How much cooking experience do I need for these trips?

Most culinary journeys are designed for mixed ability groups, so you do not need advanced skills. Hosts usually focus on simple, foundational techniques that anyone can learn in a day. What matters most is curiosity, patience, and a willingness to participate fully in each experience.

When is the best time of year for food focused travel?

Seasonality shapes the quality of a kitchen based itinerary. In Tuscany and the Iberian Peninsula, late spring and autumn bring abundant produce and comfortable temperatures for outdoor work. Nordic and Lebanese mountain regions reward late summer and early autumn visits, when foraging and preservation activities are at their peak.

Are these trips suitable for solo travelers as well as couples?

Yes, many programs welcome both solo travelers and couples, often within the same small group. Solo guests tend to appreciate the built in community of shared kitchens and long tables. Couples sometimes add a private session or two for more focused instruction and quieter time together.

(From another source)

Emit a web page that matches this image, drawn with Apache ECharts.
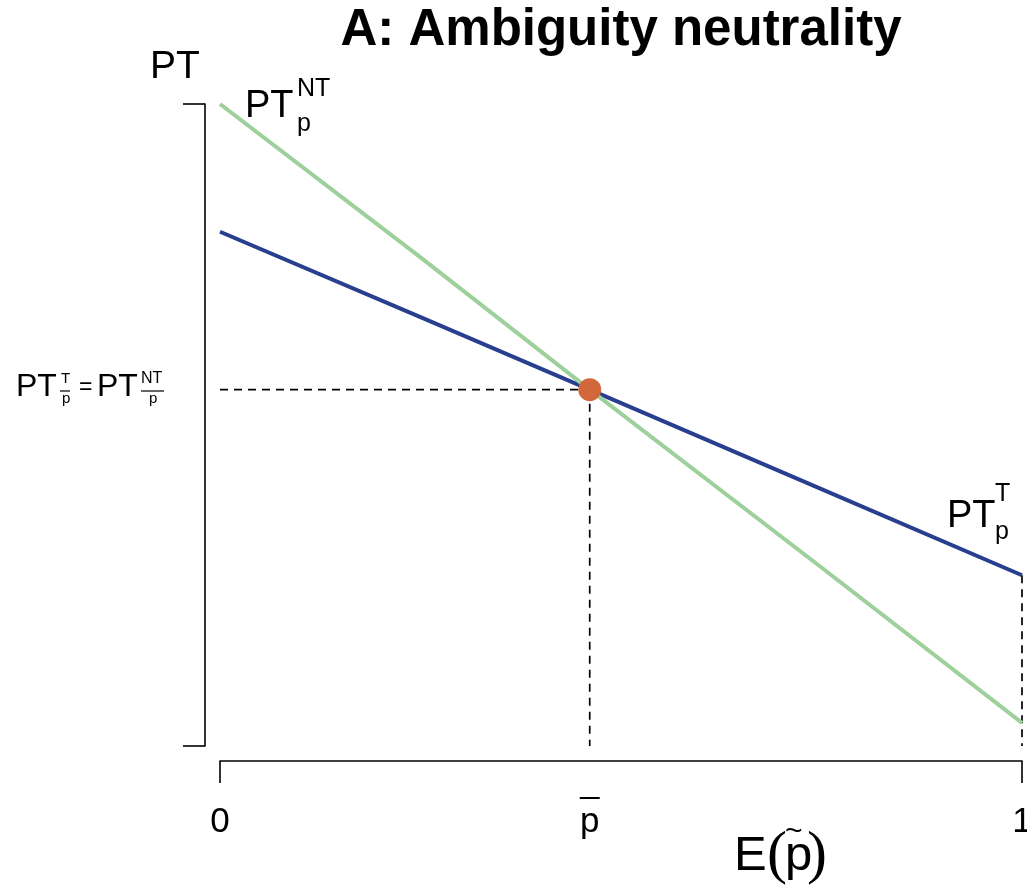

How can I be sure my visit benefits the local community?

Look for operators who partner with local families, farmers, and small producers, and who are transparent about where your money goes. Agencies that emphasize cultural immersion, fair pay, and long term relationships usually create more positive impact. Asking direct questions before you book is a simple way to gauge their commitment.

What should I pack for a multi day cooking retreat?

Comfortable clothing that can handle flour, smoke, and occasional rain is essential. Closed shoes, a light apron, and a notebook for recipes will serve you better than formal outfits. In rural or mountain regions, layers and a waterproof jacket keep you ready for garden work and foraging walks.